Power for McNemar’s Test

Sample Size & Power

power

mcnemar

paired-binary

discordant

Sample size for paired binary comparisons driven by the rate of discordant pairs

Published

April 17, 2026

Introduction

Power for McNemar’s test depends on the rate of discordant pairs, not on the overall sample size alone. The concordant pairs contribute nothing to the test, so studies with high agreement need proportionally more pairs.

Prerequisites

McNemar’s test, paired binary data.

Theory

Let \(p_{10}\) = probability of (+, -) pairs and \(p_{01}\) = probability of (-, +). The null hypothesis is \(p_{10} = p_{01}\). Under \(H_1\), the total proportion of discordant pairs is \(p_{\text{disc}} = p_{10} + p_{01}\); the odds ratio of a “+ on test 1” given discordance is \(p_{10}/p_{01}\).

For a two-sided test at \(\alpha\) and power \(1 - \beta\):

\[n \approx \frac{(z_{1-\alpha/2} + z_{1-\beta})^2}{p_{\text{disc}} \cdot \left(\frac{p_{10} - p_{01}}{p_{10} + p_{01}}\right)^2}.\]

As discordance drops, \(n\) grows rapidly.

Assumptions

Independent paired observations.
Pre-specified \(p_{10}, p_{01}\) from pilot.

R Implementation

library(pwrss)

# Expected p10 = 0.15, p01 = 0.05, alpha = 0.05, power = 0.80
pwrss.z.mcnemar(p10 = 0.15, p01 = 0.05,
                alpha = 0.05, power = 0.80)

# Manual calculation
p10 <- 0.15; p01 <- 0.05
p_disc <- p10 + p01
OR <- (p10 - p01) / (p10 + p01)
n_manual <- (qnorm(0.975) + qnorm(0.80))^2 / (p_disc * OR^2)
n_manual

Output & Results

\(n \approx 79\) pairs required. If discordance is lower (say \(p_{10} = 0.10\), \(p_{01} = 0.05\)), required \(n\) roughly doubles.

Interpretation

“With an expected proportion of (+, -) pairs of 0.15 and (-, +) pairs of 0.05, McNemar’s test requires 79 paired observations for 80 % power at two-sided \(\alpha = 0.05\).”

Practical Tips

Plan for the total sample, not just discordant pairs; concordant pairs are expected but non-informative.
The formula is sensitive to the assumed discordance rates; sensitivity analysis is essential.
For very high agreement (concordant pairs >> discordant), large samples are needed; consider redesigning the comparison.
Exact McNemar is more conservative in small samples; simulate if exactness matters.
Extension to Bowker or Stuart-Maxwell for multi-category paired data requires simulation-based power.

Reporting

Always report the assumed discordance rates alongside the resulting sample size.

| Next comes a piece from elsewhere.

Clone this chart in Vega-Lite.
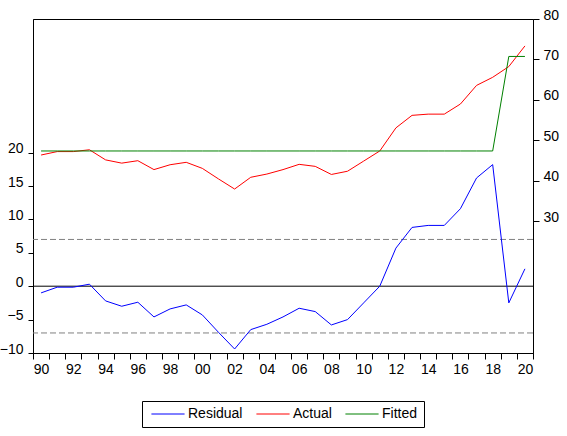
{
  "$schema": "https://vega.github.io/schema/vega-lite/v6.json",
  "width": 500,
  "height": 334,
  "autosize": {"type": "none"},
  "padding": {"left": 33, "top": 19, "right": 34, "bottom": 83},
  "background": "white",
  "config": {
    "view": {"stroke": "black", "strokeWidth": 1},
    "font": "Liberation Sans",
    "axis": {
      "grid": false,
      "domainColor": "black",
      "domainWidth": 1,
      "tickColor": "black",
      "tickWidth": 1,
      "labelColor": "black",
      "labelFont": "Liberation Sans",
      "labelFontSize": 14,
      "labelOverlap": false,
      "labelFlush": false,
      "labelBound": false,
      "title": null
    },
    "legend": {
      "title": null,
      "orient": "none",
      "direction": "horizontal",
      "legendX": 109,
      "legendY": 382,
      "strokeColor": "black",
      "padding": 6,
      "symbolType": "M-5,0H5",
      "symbolSize": 44,
      "symbolStrokeWidth": 1,
      "symbolOffset": 13,
      "labelFont": "Liberation Sans",
      "labelFontSize": 14,
      "labelColor": "black",
      "labelOffset": 13,
      "columnPadding": 10
    }
  },
  "data": {
    "values": [
      {"year": 1990, "Residual": -1.0, "Fitted": 47.4, "Actual": 46.4},
      {"year": 1991, "Residual": -0.15, "Fitted": 47.4, "Actual": 47.25},
      {"year": 1992, "Residual": -0.15, "Fitted": 47.4, "Actual": 47.25},
      {"year": 1993, "Residual": 0.3, "Fitted": 47.4, "Actual": 47.7},
      {"year": 1994, "Residual": -2.2, "Fitted": 47.4, "Actual": 45.2},
      {"year": 1995, "Residual": -3.0, "Fitted": 47.4, "Actual": 44.4},
      {"year": 1996, "Residual": -2.4, "Fitted": 47.4, "Actual": 45.0},
      {"year": 1997, "Residual": -4.6, "Fitted": 47.4, "Actual": 42.8},
      {"year": 1998, "Residual": -3.4, "Fitted": 47.4, "Actual": 44.0},
      {"year": 1999, "Residual": -2.8, "Fitted": 47.4, "Actual": 44.6},
      {"year": 2000, "Residual": -4.3, "Fitted": 47.4, "Actual": 43.1},
      {"year": 2001, "Residual": -6.9, "Fitted": 47.4, "Actual": 40.5},
      {"year": 2002, "Residual": -9.4, "Fitted": 47.4, "Actual": 38.0},
      {"year": 2003, "Residual": -6.5, "Fitted": 47.4, "Actual": 40.9},
      {"year": 2004, "Residual": -5.7, "Fitted": 47.4, "Actual": 41.7},
      {"year": 2005, "Residual": -4.6, "Fitted": 47.4, "Actual": 42.8},
      {"year": 2006, "Residual": -3.3, "Fitted": 47.4, "Actual": 44.1},
      {"year": 2007, "Residual": -3.8, "Fitted": 47.4, "Actual": 43.6},
      {"year": 2008, "Residual": -5.8, "Fitted": 47.4, "Actual": 41.6},
      {"year": 2009, "Residual": -5.0, "Fitted": 47.4, "Actual": 42.4},
      {"year": 2010, "Residual": -2.5, "Fitted": 47.4, "Actual": 44.9},
      {"year": 2011, "Residual": 0.0, "Fitted": 47.4, "Actual": 47.4},
      {"year": 2012, "Residual": 5.7, "Fitted": 47.4, "Actual": 53.1},
      {"year": 2013, "Residual": 8.8, "Fitted": 47.4, "Actual": 56.2},
      {"year": 2014, "Residual": 9.1, "Fitted": 47.4, "Actual": 56.5},
      {"year": 2015, "Residual": 9.1, "Fitted": 47.4, "Actual": 56.5},
      {"year": 2016, "Residual": 11.6, "Fitted": 47.4, "Actual": 59.0},
      {"year": 2017, "Residual": 16.2, "Fitted": 47.4, "Actual": 63.6},
      {"year": 2018, "Residual": 18.2, "Fitted": 47.4, "Actual": 65.6},
      {"year": 2019, "Residual": -2.5, "Fitted": 70.75, "Actual": 68.25},
      {"year": 2020, "Residual": 2.6, "Fitted": 70.75, "Actual": 73.35}
    ]
  },
  "layer": [
    {
      "layer": [
        {
          "data": {"values": [{"ref": 7}, {"ref": -7}]},
          "mark": {"type": "rule", "color": "#808080", "strokeWidth": 1, "strokeDash": [6, 3]},
          "encoding": {"y": {"field": "ref", "type": "quantitative"}}
        },
        {
          "data": {"values": [{"ref": 0}]},
          "mark": {"type": "rule", "color": "black", "strokeWidth": 1},
          "encoding": {"y": {"field": "ref", "type": "quantitative"}}
        },
        {
          "mark": {"type": "line", "strokeWidth": 1},
          "encoding": {
            "x": {
              "field": "year",
              "type": "quantitative",
              "scale": {"domain": [1989.5, 2020.5], "nice": false, "zero": false},
              "axis": {
                "values": [1989.5, 1990, 1990.5, 1991.5, 1992, 1992.5, 1993.5, 1994, 1994.5, 1995.5, 1996, 1996.5, 1997.5, 1998, 1998.5, 1999.5, 2000, 2000.5, 2001.5, 2002, 2002.5, 2003.5, 2004, 2004.5, 2005.5, 2006, 2006.5, 2007.5, 2008, 2008.5, 2009.5, 2010, 2010.5, 2011.5, 2012, 2012.5, 2013.5, 2014, 2014.5, 2015.5, 2016, 2016.5, 2017.5, 2018, 2018.5, 2019.5, 2020, 2020.5],
                "tickSize": 6,
                "tickOpacity": {"condition": {"test": "datum.value % 1 == 0", "value": 0}, "value": 1},
                "labelPadding": 3,
                "labelExpr": "datum.value % 1 != 0 ? '' : slice('0' + (datum.value % 100), -2)"
              }
            },
            "y": {
              "field": "Residual",
              "type": "quantitative",
              "scale": {"domain": [-10, 40], "nice": false, "zero": false},
              "axis": {
                "orient": "left",
                "values": [-10, -5, 0, 5, 10, 15, 20],
                "tickSize": 5,
                "labelPadding": 5,
                "labelOffset": -4
              }
            },
            "color": {
              "datum": "Residual",
              "type": "nominal",
              "scale": {"domain": ["Residual", "Actual", "Fitted"], "range": ["#0000ff", "#ff0000", "#008000"]},
              "legend": {"title": null}
            }
          }
        }
      ]
    },
    {
      "transform": [{"fold": ["Actual", "Fitted"], "as": ["series", "val"]}],
      "mark": {"type": "line", "strokeWidth": 1},
      "encoding": {
        "x": {
          "field": "year",
          "type": "quantitative",
          "scale": {"domain": [1989.5, 2020.5], "nice": false, "zero": false},
          "axis": {
            "values": [1989.5, 1990, 1990.5, 1991.5, 1992, 1992.5, 1993.5, 1994, 1994.5, 1995.5, 1996, 1996.5, 1997.5, 1998, 1998.5, 1999.5, 2000, 2000.5, 2001.5, 2002, 2002.5, 2003.5, 2004, 2004.5, 2005.5, 2006, 2006.5, 2007.5, 2008, 2008.5, 2009.5, 2010, 2010.5, 2011.5, 2012, 2012.5, 2013.5, 2014, 2014.5, 2015.5, 2016, 2016.5, 2017.5, 2018, 2018.5, 2019.5, 2020, 2020.5],
            "tickSize": 6,
            "tickOpacity": {"condition": {"test": "datum.value % 1 == 0", "value": 0}, "value": 1},
            "labelPadding": 3,
            "labelExpr": "datum.value % 1 != 0 ? '' : slice('0' + (datum.value % 100), -2)"
          }
        },
        "y": {
          "field": "val",
          "type": "quantitative",
          "scale": {"domain": [-2.5, 80], "nice": false, "zero": false},
          "axis": {
            "orient": "right",
            "values": [30, 40, 50, 60, 70, 80],
            "tickSize": 6,
            "labelPadding": 4,
            "labelOffset": -4
          }
        },
        "color": {
          "field": "series",
          "type": "nominal",
          "scale": {"domain": ["Residual", "Actual", "Fitted"], "range": ["#0000ff", "#ff0000", "#008000"]},
          "legend": {"title": null}
        }
      }
    }
  ],
  "resolve": {"scale": {"y": "independent"}}
}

Reviewers and ethics committees expect to see how the number of pairs was derived from the marginal probabilities, because the same total sample can yield very different power depending on the split between \(p_{10}\) and \(p_{01}\). Where the pilot estimate of discordance is uncertain, present a small grid of \(n\) across plausible values rather than a single point estimate, and state which value drove the final target. If a sequential design is anticipated, note that the formula above is for a single fixed analysis and that group-sequential or adaptive variants require separate boundary calculations.